Repeat exactly the lines running from the first line of the data to the line containing "const seriesNames = ['Curve", both ends included, and nothing else; drop the pictures.

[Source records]
━━━━━━

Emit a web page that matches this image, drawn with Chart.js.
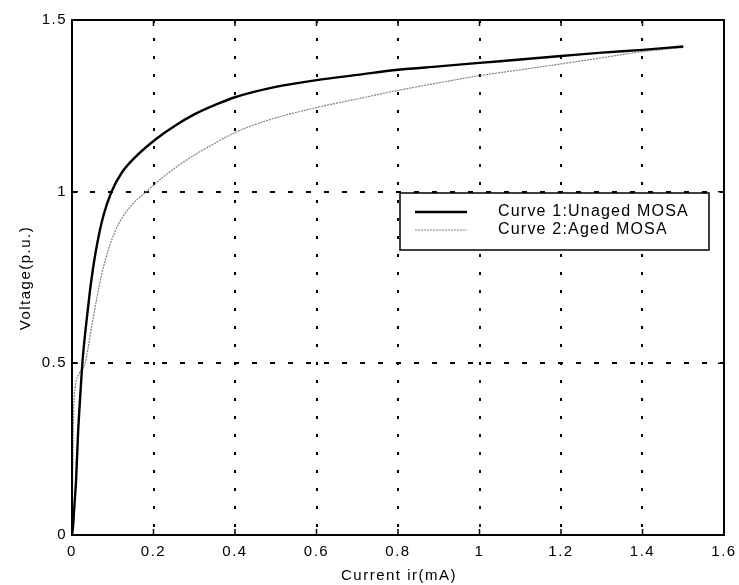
<!DOCTYPE html>
<html>
<head>
<meta charset="utf-8">
<script src="https://cdn.jsdelivr.net/npm/chart.js@4.4.0/dist/chart.umd.min.js"></script>
<style>
  html, body { margin: 0; padding: 0; background: #fff; }
  #wrap { width: 739px; height: 585px; }
</style>
</head>
<body>
<div id="wrap"><canvas id="chart"></canvas></div>
<script>
// current (mA) vs voltage (p.u.)
const unagedI = [0, 0.003, 0.005, 0.01, 0.015, 0.02, 0.026, 0.034, 0.044, 0.052, 0.062, 0.077, 0.097, 0.122, 0.159, 0.208, 0.25, 0.3, 0.36, 0.4, 0.5, 0.6, 0.7, 0.8, 0.9, 1.0, 1.1, 1.2, 1.3, 1.4, 1.5];
const unagedV = [0, 0.03, 0.07, 0.16, 0.3, 0.4, 0.509, 0.606, 0.71, 0.78, 0.85, 0.93, 1.0, 1.055, 1.105, 1.155, 1.19, 1.225, 1.257, 1.275, 1.305, 1.325, 1.34, 1.355, 1.365, 1.375, 1.385, 1.395, 1.405, 1.413, 1.423];
const agedI = [0, 0.002, 0.004, 0.008, 0.018, 0.032, 0.048, 0.061, 0.073, 0.093, 0.114, 0.142, 0.187, 0.224, 0.281, 0.331, 0.405, 0.46, 0.5, 0.6, 0.7, 0.8, 0.9, 1.0, 1.1, 1.2, 1.3, 1.4, 1.5];
const agedV = [0, 0.2, 0.36, 0.43, 0.47, 0.5, 0.606, 0.69, 0.76, 0.845, 0.905, 0.955, 1.005, 1.043, 1.092, 1.128, 1.175, 1.2, 1.215, 1.245, 1.27, 1.295, 1.317, 1.338, 1.355, 1.372, 1.39, 1.408, 1.42];
const xTicks = [0, 0.2, 0.4, 0.6, 0.8, 1, 1.2, 1.4, 1.6];
const yTicks = [0, 0.5, 1, 1.5];
const seriesNames = ['Curve 1:Unaged MOSA', 'Curve 2:Aged MOSA'];

const FONT = '"Liberation Sans", Arial, sans-serif';

const toPoints = (xs, ys) => xs.map((x, i) => ({ x: x, y: ys[i] }));

// keep the wide matlab-ish letter spacing (canvas resets wipe it)
const spacing = {
  id: 'spacing',
  beforeUpdate(chart) { chart.ctx.letterSpacing = '1.5px'; },
  beforeDraw(chart) { chart.ctx.letterSpacing = '1.5px'; }
};

// box, inward ticks, axis titles and legend
const frame = {
  id: 'frame',
  afterDraw(chart) {
    const ctx = chart.ctx;
    const a = chart.chartArea;
    const xs = chart.scales.x, ys = chart.scales.y;
    ctx.save();
    ctx.strokeStyle = '#000';
    ctx.lineWidth = 2;
    ctx.strokeRect(a.left, a.top, a.right - a.left, a.bottom - a.top);

    ctx.lineWidth = 1.5;
    ctx.beginPath();
    xTicks.forEach(v => {
      const px = xs.getPixelForValue(v);
      ctx.moveTo(px, a.bottom); ctx.lineTo(px, a.bottom - 6);
      ctx.moveTo(px, a.top); ctx.lineTo(px, a.top + 6);
    });
    yTicks.forEach(v => {
      const py = ys.getPixelForValue(v);
      ctx.moveTo(a.left, py); ctx.lineTo(a.left + 6, py);
      ctx.moveTo(a.right, py); ctx.lineTo(a.right - 6, py);
    });
    ctx.stroke();

    // titles
    ctx.fillStyle = '#000';
    ctx.font = '15px ' + FONT;
    ctx.letterSpacing = '1.5px';
    ctx.textAlign = 'center';
    ctx.textBaseline = 'middle';
    ctx.fillText('Current ir(mA)', 399, 576);
    ctx.save();
    ctx.translate(26, 278);
    ctx.rotate(-Math.PI / 2);
    ctx.fillText('Voltage(p.u.)', 0, 0);
    ctx.restore();

    // legend box
    const lx = 400, ly = 193, lw = 309, lh = 57;
    ctx.fillStyle = '#fff';
    ctx.fillRect(lx, ly, lw, lh);
    ctx.lineWidth = 1.5;
    ctx.strokeStyle = '#000';
    ctx.strokeRect(lx, ly, lw, lh);
    chart.data.datasets.forEach((ds, i) => {
      const yy = 212 + i * 18;
      ctx.save();
      ctx.strokeStyle = ds.borderColor;
      ctx.lineWidth = ds.borderWidth;
      ctx.setLineDash(ds.borderDash || []);
      ctx.beginPath();
      ctx.moveTo(415, yy); ctx.lineTo(467, yy);
      ctx.stroke();
      ctx.restore();
      ctx.fillStyle = '#000';
      ctx.font = '16px ' + FONT;
      ctx.letterSpacing = '1.2px';
      ctx.textAlign = 'left';
      ctx.fillText(ds.label, 498, yy);
    });
    ctx.restore();
  }
};

new Chart(document.getElementById('chart'), {
  type: 'scatter',
  data: {
    datasets: [
      {
        label: seriesNames[0],
        data: toPoints(unagedI, unagedV),
        showLine: true,
        borderColor: '#000',
        borderWidth: 2.4,
        pointRadius: 0,
        cubicInterpolationMode: 'monotone'
      },
      {
        label: seriesNames[1],
        data: toPoints(agedI, agedV),
        showLine: true,
        borderColor: '#808080',
        borderWidth: 1.2,
        borderDash: [2, 1],
        pointRadius: 0,
        cubicInterpolationMode: 'monotone'
      }
    ]
  },
  options: {
    responsive: true,
    maintainAspectRatio: false,
    animation: false,
    layout: { padding: { left: 0, right: 15, top: 20, bottom: 0 } },
    plugins: { legend: { display: false }, tooltip: { enabled: false } },
    scales: {
      x: {
        type: 'linear',
        min: 0, max: 1.6,
        afterBuildTicks: s => { s.ticks = xTicks.map(v => ({ value: v })); },
        afterFit: s => { s.height = 50; s.paddingLeft = 0; s.paddingRight = 0; },
        ticks: { color: '#000', font: { size: 15, family: FONT }, padding: 8, maxRotation: 0, callback: v => String(v) },
        grid: { color: '#000', lineWidth: 2, drawTicks: false },
        border: { display: false, dash: [3, 15] }
      },
      y: {
        type: 'linear',
        min: 0, max: 1.5,
        afterBuildTicks: s => { s.ticks = yTicks.map(v => ({ value: v })); },
        afterFit: s => { s.width = 72; s.paddingTop = 0; s.paddingBottom = 0; },
        ticks: { color: '#000', font: { size: 15, family: FONT }, padding: 5, callback: v => String(v) },
        grid: { color: '#000', lineWidth: 2, drawTicks: false },
        border: { display: false, dash: [5, 13] }
      }
    }
  },
  plugins: [spacing, frame]
});
</script>
</body>
</html>
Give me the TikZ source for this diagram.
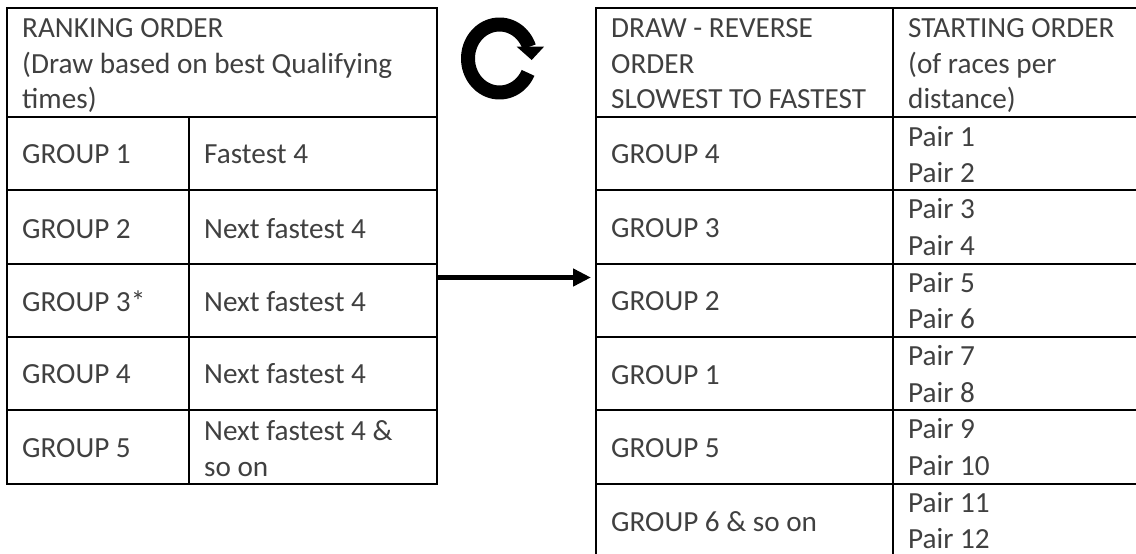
\documentclass[tikz,border=0pt]{standalone}
\usepackage{fontspec}
\setmainfont{Carlito}
\usetikzlibrary{arrows.meta}
\definecolor{txt}{HTML}{404040}
\tikzset{
  x=1pt,y=-1pt,
  rule/.style={line width=1.7pt,black},
  celltext/.style={anchor=base west,inner sep=0pt,text=txt,font=\fontsize{29.2pt}{36pt}\selectfont},
  tablebox/.style={draw,rule,inner sep=0pt,outer sep=0pt,anchor=north west},
  bigarrow/.style={line width=5.5pt,black,-{Triangle[length=18pt,width=17pt]}},
}
\begin{document}
\begin{tikzpicture}
\useasboundingbox (0,0) rectangle (1136,554);
% left table
\node[tablebox,minimum width=430pt,minimum height=476pt] (ltab) at (7,8) {};
\foreach \y in {117,190,264,337,410} \draw[rule] (7,\y)--(437,\y);
\draw[rule] (189,117)--(189,484);
\node[celltext] (lh1) at (22,37) {RANKING ORDER};
\node[celltext] (lh2) at (22,73) {(Draw based on best Qualifying};
\node[celltext] (lh3) at (22,108) {times)};
\node[celltext] (l1) at (22,163) {GROUP 1};
\node[celltext] (l2) at (22,238) {GROUP 2};
\node[celltext] (l3) at (22,311) {GROUP 3*};
\node[celltext] (l4) at (22,383) {GROUP 4};
\node[celltext] (l5) at (22,457) {GROUP 5};
\node[celltext] (r1) at (204,163) {Fastest 4};
\node[celltext] (r2) at (204,238) {Next fastest 4};
\node[celltext] (r3) at (204,311) {Next fastest 4};
\node[celltext] (r4) at (204,383) {Next fastest 4};
\node[celltext] (r5a) at (204,440) {Next fastest 4 \&};
\node[celltext] (r5b) at (204,476) {so on};
% right table
\draw[rule] (1136,8)--(596,8)--(596,554);
\foreach \y in {117,190,264,337,410,484} \draw[rule] (596,\y)--(1136,\y);
\draw[rule] (893,8)--(893,554);
\coordinate (rtabw) at (591,277.5);
\node[celltext] (dh1) at (611,37) {DRAW - REVERSE};
\node[celltext] (dh2) at (611,73) {ORDER};
\node[celltext] (dh3) at (611,108) {SLOWEST TO FASTEST};
\node[celltext] (sh1) at (908,37) {STARTING ORDER};
\node[celltext] (sh2) at (908,73) {(of races per};
\node[celltext] (sh3) at (908,108) {distance)};
\node[celltext] (g4) at (611,163) {GROUP 4};
\node[celltext] (g3) at (611,237) {GROUP 3};
\node[celltext] (g2) at (611,310) {GROUP 2};
\node[celltext] (g1) at (611,384) {GROUP 1};
\node[celltext] (g5) at (611,457) {GROUP 5};
\node[celltext] (g6) at (611,531) {GROUP 6 \& so on};
\node[celltext] (p1) at (908,146) {Pair 1};
\node[celltext] (p2) at (908,182) {Pair 2};
\node[celltext] (p3) at (908,218) {Pair 3};
\node[celltext] (p4) at (908,255) {Pair 4};
\node[celltext] (p5) at (908,292) {Pair 5};
\node[celltext] (p6) at (908,328) {Pair 6};
\node[celltext] (p7) at (908,365) {Pair 7};
\node[celltext] (p8) at (908,402) {Pair 8};
\node[celltext] (p9) at (908,438) {Pair 9};
\node[celltext] (p10) at (908,475) {Pair 10};
\node[celltext] (p11) at (908,512) {Pair 11};
\node[celltext] (p12) at (908,548) {Pair 12};
% arrow between tables
\draw[bigarrow] (ltab.east |- rtabw) -- (rtabw);
% circular arrow
\draw[line width=14pt,black] plot[domain=25:340,samples=80,smooth] ({499.5+31.5*cos(\x)},{58.5+34*sin(\x)});
\fill[black] (516.7,46.7)--(544,46.7)--(531.7,60)--cycle;
\end{tikzpicture}
\end{document}
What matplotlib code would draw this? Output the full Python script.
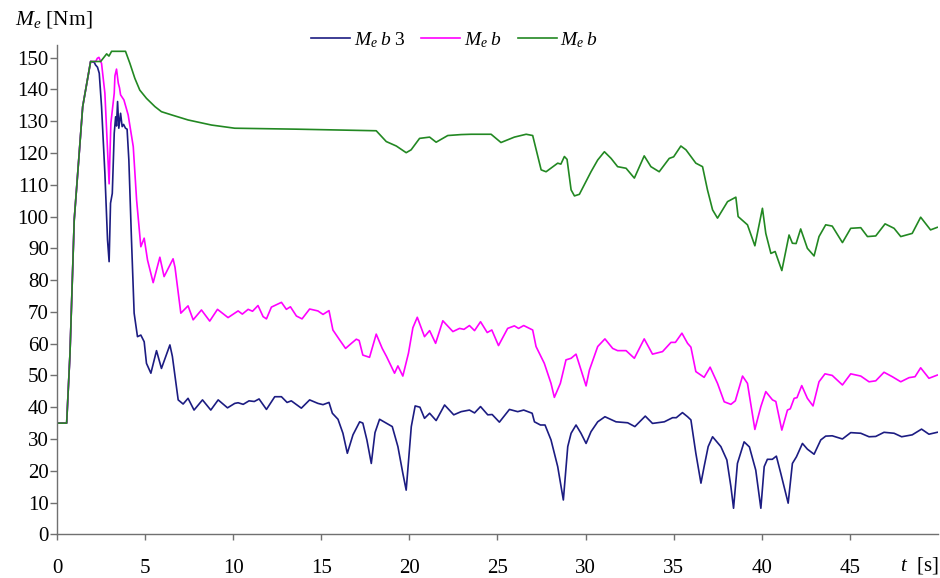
import matplotlib
matplotlib.use("Agg")
import matplotlib.pyplot as plt

plt.rcParams['font.family'] = ['Liberation Serif', 'DejaVu Serif']
plt.rcParams['mathtext.fontset'] = 'custom'
plt.rcParams['mathtext.rm'] = 'Liberation Serif'
plt.rcParams['mathtext.it'] = 'Liberation Serif:italic'

# Engine torque traces, (time [s], torque [Nm])
meb3_pts = [(0, 35), (0.55, 35), (0.74, 57), (0.98, 99), (1.46, 134.6), (1.91, 148.8), (2.12, 148.5),
            (2.19, 147.7), (2.3, 147), (2.4, 145.1), (2.53, 134.6), (2.72, 113.6), (2.87, 92.6), (2.96, 85.8),
            (3.04, 104.2), (3.14, 107.3), (3.25, 126.2), (3.33, 131.4), (3.38, 128.5), (3.44, 136.2),
            (3.51, 127.8), (3.61, 132.5), (3.7, 128.3), (3.78, 129), (3.89, 127.8), (3.98, 127.5),
            (4.08, 117.8), (4.23, 92.6), (4.38, 69.6), (4.57, 62.2), (4.76, 62.7), (4.95, 60.6), (5.08, 53.8),
            (5.33, 50.7), (5.65, 57.8), (5.93, 52.2), (6.41, 59.6), (6.55, 56), (6.88, 42.3), (7.16, 41),
            (7.44, 42.8), (7.78, 39.1), (8.26, 42.3), (8.73, 39.1), (9.15, 42.3), (9.68, 39.8), (10.09, 41.2),
            (10.28, 41.4), (10.57, 40.9), (10.9, 42), (11.2, 41.8), (11.47, 42.6), (11.89, 39.3), (12.36, 43.3),
            (12.74, 43.3), (13.06, 41.5), (13.3, 42), (13.87, 39.7), (14.34, 42.3), (14.81, 41.2), (15.1, 40.8),
            (15.44, 41.5), (15.63, 38.1), (15.95, 36.2), (16.23, 31.8), (16.48, 25.5), (16.8, 31.3),
            (17.18, 35.4), (17.36, 35), (17.59, 29.7), (17.84, 22.3), (18.05, 32), (18.31, 36.2), (18.65, 35.1),
            (19.03, 33.9), (19.35, 27.6), (19.63, 19.2), (19.82, 13.9), (20.11, 33.9), (20.33, 40.4),
            (20.6, 40), (20.86, 36.5), (21.15, 38.1), (21.52, 35.8), (22.0, 40.7), (22.52, 37.6), (22.94, 38.6),
            (23.41, 39.1), (23.7, 38.2), (24.04, 40.2), (24.45, 37.6), (24.7, 37.7), (25.11, 35.3),
            (25.68, 39.3), (26.15, 38.6), (26.49, 39.1), (26.97, 38.1), (27.1, 35.4), (27.44, 34.4),
            (27.7, 34.4), (28.04, 29.7), (28.42, 21.3), (28.74, 10.8), (28.99, 27.6), (29.18, 31.8),
            (29.46, 34.4), (29.74, 31.8), (30.03, 28.6), (30.31, 32.3), (30.69, 35.4), (31.1, 37), (31.73, 35.4),
            (32.39, 35.1), (32.8, 33.9), (33.39, 37.2), (33.8, 34.9), (34.47, 35.4), (34.94, 36.7),
            (35.15, 36.7), (35.5, 38.3), (35.79, 37), (35.98, 36), (36.26, 25.5), (36.55, 16.1), (36.73, 21.3),
            (36.96, 27.6), (37.21, 30.7), (37.68, 27.6), (38.02, 23.4), (38.25, 15), (38.4, 8.2), (38.62, 22.3),
            (39.0, 29.1), (39.3, 27.5), (39.66, 20.2), (39.95, 8.2), (40.14, 21.3), (40.32, 23.6), (40.6, 23.6),
            (40.83, 24.6), (41.08, 19.2), (41.36, 12.9), (41.5, 9.8), (41.74, 22.3), (41.97, 24.4),
            (42.31, 28.6), (42.59, 26.8), (42.97, 25.2), (43.35, 29.7), (43.63, 30.9), (44.0, 31), (44.58, 30),
            (45.05, 32), (45.62, 31.8), (46.09, 30.7), (46.47, 30.8), (46.94, 32.1), (47.51, 31.8),
            (47.94, 30.7), (48.54, 31.3), (49.07, 33.1), (49.49, 31.5), (49.96, 32.1)]

meb_mag_pts = [(0, 35), (0.55, 35), (0.74, 57), (0.98, 99), (1.46, 134.6), (1.91, 148.8), (2.2, 148.8),
               (2.29, 149.8), (2.38, 150.1), (2.53, 148.2), (2.72, 138.8), (2.87, 121), (2.96, 110.3),
               (3.06, 129.4), (3.25, 138.8), (3.29, 144.3), (3.38, 146.4), (3.48, 142), (3.55, 140.5),
               (3.61, 138.3), (3.8, 136.7), (4.04, 132), (4.33, 122), (4.52, 105.2), (4.76, 90.5), (4.95, 93.2),
               (5.14, 86.3), (5.46, 79.2), (5.84, 87.2), (6.08, 81.1), (6.59, 86.7), (6.7, 84), (7.03, 69.6),
               (7.44, 71.9), (7.73, 67.5), (8.2, 70.6), (8.67, 67.1), (9.11, 70.8), (9.71, 68.2), (10.09, 69.6),
               (10.28, 70.3), (10.52, 69.3), (10.85, 70.8), (11.1, 70.2), (11.41, 72), (11.7, 68.5),
               (11.89, 67.8), (12.17, 71.5), (12.74, 73), (13.02, 70.8), (13.25, 71.6), (13.59, 68.7),
               (13.91, 67.8), (14.34, 70.9), (14.81, 70.3), (15.1, 69.2), (15.44, 70.4), (15.66, 64.3),
               (16.04, 61.2), (16.38, 58.5), (16.71, 60.1), (16.99, 61.4), (17.15, 61), (17.36, 56.4),
               (17.74, 55.7), (18.12, 63), (18.46, 58.5), (18.7, 56), (19.16, 50.7), (19.35, 53), (19.63, 49.8),
               (19.95, 57), (20.2, 65), (20.45, 68.3), (20.86, 62.2), (21.15, 64.1), (21.49, 60.1), (21.9, 67.2),
               (22.47, 63.8), (22.85, 64.8), (23.1, 64.5), (23.41, 65.7), (23.7, 64.1), (24.04, 66.9),
               (24.42, 63.5), (24.68, 64.3), (25.06, 59.4), (25.58, 64.8), (25.96, 65.6), (26.2, 64.8),
               (26.49, 65.7), (27.0, 64.3), (27.19, 59.1), (27.66, 53.8), (28.04, 47.5), (28.23, 43.1),
               (28.57, 47.5), (28.89, 54.9), (29.18, 55.4), (29.46, 56.7), (30.03, 46.7), (30.22, 51.7),
               (30.69, 59.1), (31.1, 61.5), (31.54, 58.5), (31.82, 57.8), (32.3, 57.8), (32.77, 55.4),
               (33.33, 61.5), (33.8, 56.7), (34.37, 57.5), (34.85, 60.4), (35.1, 60.4), (35.47, 63.3),
               (35.79, 60.1), (35.98, 58.9), (36.26, 51.2), (36.73, 49.4), (37.07, 52.6), (37.49, 47.5),
               (37.87, 41.7), (38.25, 40.9), (38.5, 42), (38.91, 49.8), (39.19, 47.5), (39.61, 33), (39.95, 40.2),
               (40.23, 44.9), (40.61, 42.3), (40.8, 41.8), (41.14, 32.8), (41.46, 39.1), (41.62, 39.5),
               (41.84, 42.8), (42.0, 43), (42.27, 46.8), (42.59, 42.8), (42.91, 40.4), (43.25, 48), (43.59, 50.5),
               (44.0, 50), (44.58, 47), (45.05, 50.5), (45.62, 49.8), (46.09, 48), (46.47, 48.3), (46.94, 51),
               (47.41, 49.6), (47.89, 48), (48.36, 49.3), (48.7, 49.6), (49.02, 52.4), (49.49, 49.1),
               (49.96, 50.1)]

meb_grn_pts = [(0, 35), (0.55, 35), (0.74, 57), (0.98, 99), (1.46, 134.6), (1.91, 148.8), (2.48, 148.8),
               (2.82, 151.2), (2.95, 150.5), (3.1, 152), (3.89, 152), (4.14, 148.2), (4.42, 143.5), (4.7, 139.8),
               (5.08, 137.2), (5.56, 134.6), (5.93, 133), (6.5, 132), (7.44, 130.4), (8.77, 128.8),
               (10.09, 127.8), (13.59, 127.5), (18.12, 127), (18.69, 123.6), (19.26, 122.2), (19.82, 120.1),
               (20.1, 121), (20.58, 124.6), (21.15, 125), (21.52, 123.4), (22.18, 125.5), (22.94, 125.8),
               (23.51, 125.9), (24.64, 125.9), (25.2, 123.3), (25.96, 125), (26.63, 125.9), (27.0, 125.5),
               (27.48, 114.7), (27.76, 114.1), (28.42, 116.8), (28.6, 116.5), (28.8, 118.9), (28.95, 118),
               (29.18, 108.4), (29.37, 106.5), (29.65, 107), (30.31, 114.1), (30.69, 117.8), (31.07, 120.4),
               (31.45, 118.3), (31.82, 115.7), (32.3, 115.2), (32.77, 112.1), (33.33, 119.1), (33.71, 115.7),
               (34.18, 114.1), (34.75, 118.3), (35.0, 118.8), (35.41, 122.2), (35.7, 121), (35.98, 118.9),
               (36.26, 116.8), (36.64, 115.7), (36.92, 108.4), (37.21, 102.1), (37.49, 99.5), (38.06, 104.7),
               (38.53, 106.1), (38.66, 100), (39.19, 97.4), (39.61, 90.8), (40.04, 102.6), (40.23, 94.7),
               (40.52, 88.4), (40.76, 89), (41.14, 83), (41.55, 94.2), (41.74, 91.6), (41.95, 91.5),
               (42.21, 96.1), (42.59, 90), (42.97, 87.6), (43.25, 93.7), (43.63, 97.4), (44.0, 97),
               (44.58, 91.8), (45.05, 96.3), (45.62, 96.5), (46.0, 93.7), (46.47, 93.9), (47.0, 97.7),
               (47.51, 96.3), (47.89, 93.7), (48.54, 94.7), (49.02, 99.8), (49.58, 95.8), (49.96, 96.6)]

series = [
    (meb3_pts, r'$M_e\;b\;3$', '#1c1c82'),
    (meb_mag_pts, r'$M_e\;b$', '#ff00ff'),
    (meb_grn_pts, r'$M_e\;b$', '#228822'),
]

x_ticks = [0, 5, 10, 15, 20, 25, 30, 35, 40, 45]
y_ticks = [0, 10, 20, 30, 40, 50, 60, 70, 80, 90, 100, 110, 120, 130, 140, 150]

fig = plt.figure(figsize=(9.4, 5.78), dpi=100)
ax = fig.add_axes([0.0606, 0.0756, 0.9372, 0.8466])

for pts, label, color in series:
    t, m = zip(*pts)
    ax.plot(t, m, color=color, lw=1.2, label=label)

ax.set_xlim(0, 50)
ax.set_ylim(0, 154)
ax.set_xticks(x_ticks)
ax.set_yticks(y_ticks)

axis_grey = '#707070'
for side in ('top', 'right'):
    ax.spines[side].set_visible(False)
for side in ('left', 'bottom'):
    ax.spines[side].set_color(axis_grey)
    ax.spines[side].set_linewidth(1.0)

ax.tick_params(axis='x', direction='out', length=4, width=1.0, color=axis_grey,
               labelsize=15, pad=14)
ax.tick_params(axis='y', direction='out', length=5, width=1.0, color=axis_grey,
               labelsize=15, pad=1)

fig.text(15 / 940, 1 - 20 / 578, r'$M_e$ [Nm]', fontsize=15.5, ha='left', va='center')
fig.text(919 / 940, 1 - 566 / 578, r'$t$  [s]', fontsize=15, ha='center', va='center')

fig.legend(loc='center', bbox_to_anchor=(455 / 940, 1 - 40 / 578), ncol=3, frameon=False,
           fontsize=14, handlelength=2.0, handletextpad=0.2, columnspacing=0.8)

fig.savefig('out.png', dpi=100)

━━━━━━

EXERCISE OUTPUT:
Emit a web page that matches this image, drawn with Chart.js.
<!DOCTYPE html>
<html>
<head>
<meta charset="utf-8">
<script src="https://cdn.jsdelivr.net/npm/chart.js@4.4.0/dist/chart.umd.min.js"></script>
<style>
  html, body { margin: 0; padding: 0; background: #fff; }
  #wrap { width: 739px; height: 585px; }
</style>
</head>
<body>
<div id="wrap"><canvas id="chart"></canvas></div>
<script>
// current (mA) vs voltage (p.u.)
const unagedI = [0, 0.003, 0.005, 0.01, 0.015, 0.02, 0.026, 0.034, 0.044, 0.052, 0.062, 0.077, 0.097, 0.122, 0.159, 0.208, 0.25, 0.3, 0.36, 0.4, 0.5, 0.6, 0.7, 0.8, 0.9, 1.0, 1.1, 1.2, 1.3, 1.4, 1.5];
const unagedV = [0, 0.03, 0.07, 0.16, 0.3, 0.4, 0.509, 0.606, 0.71, 0.78, 0.85, 0.93, 1.0, 1.055, 1.105, 1.155, 1.19, 1.225, 1.257, 1.275, 1.305, 1.325, 1.34, 1.355, 1.365, 1.375, 1.385, 1.395, 1.405, 1.413, 1.423];
const agedI = [0, 0.002, 0.004, 0.008, 0.018, 0.032, 0.048, 0.061, 0.073, 0.093, 0.114, 0.142, 0.187, 0.224, 0.281, 0.331, 0.405, 0.46, 0.5, 0.6, 0.7, 0.8, 0.9, 1.0, 1.1, 1.2, 1.3, 1.4, 1.5];
const agedV = [0, 0.2, 0.36, 0.43, 0.47, 0.5, 0.606, 0.69, 0.76, 0.845, 0.905, 0.955, 1.005, 1.043, 1.092, 1.128, 1.175, 1.2, 1.215, 1.245, 1.27, 1.295, 1.317, 1.338, 1.355, 1.372, 1.39, 1.408, 1.42];
const xTicks = [0, 0.2, 0.4, 0.6, 0.8, 1, 1.2, 1.4, 1.6];
const yTicks = [0, 0.5, 1, 1.5];
const seriesNames = ['Curve 1:Unaged MOSA', 'Curve 2:Aged MOSA'];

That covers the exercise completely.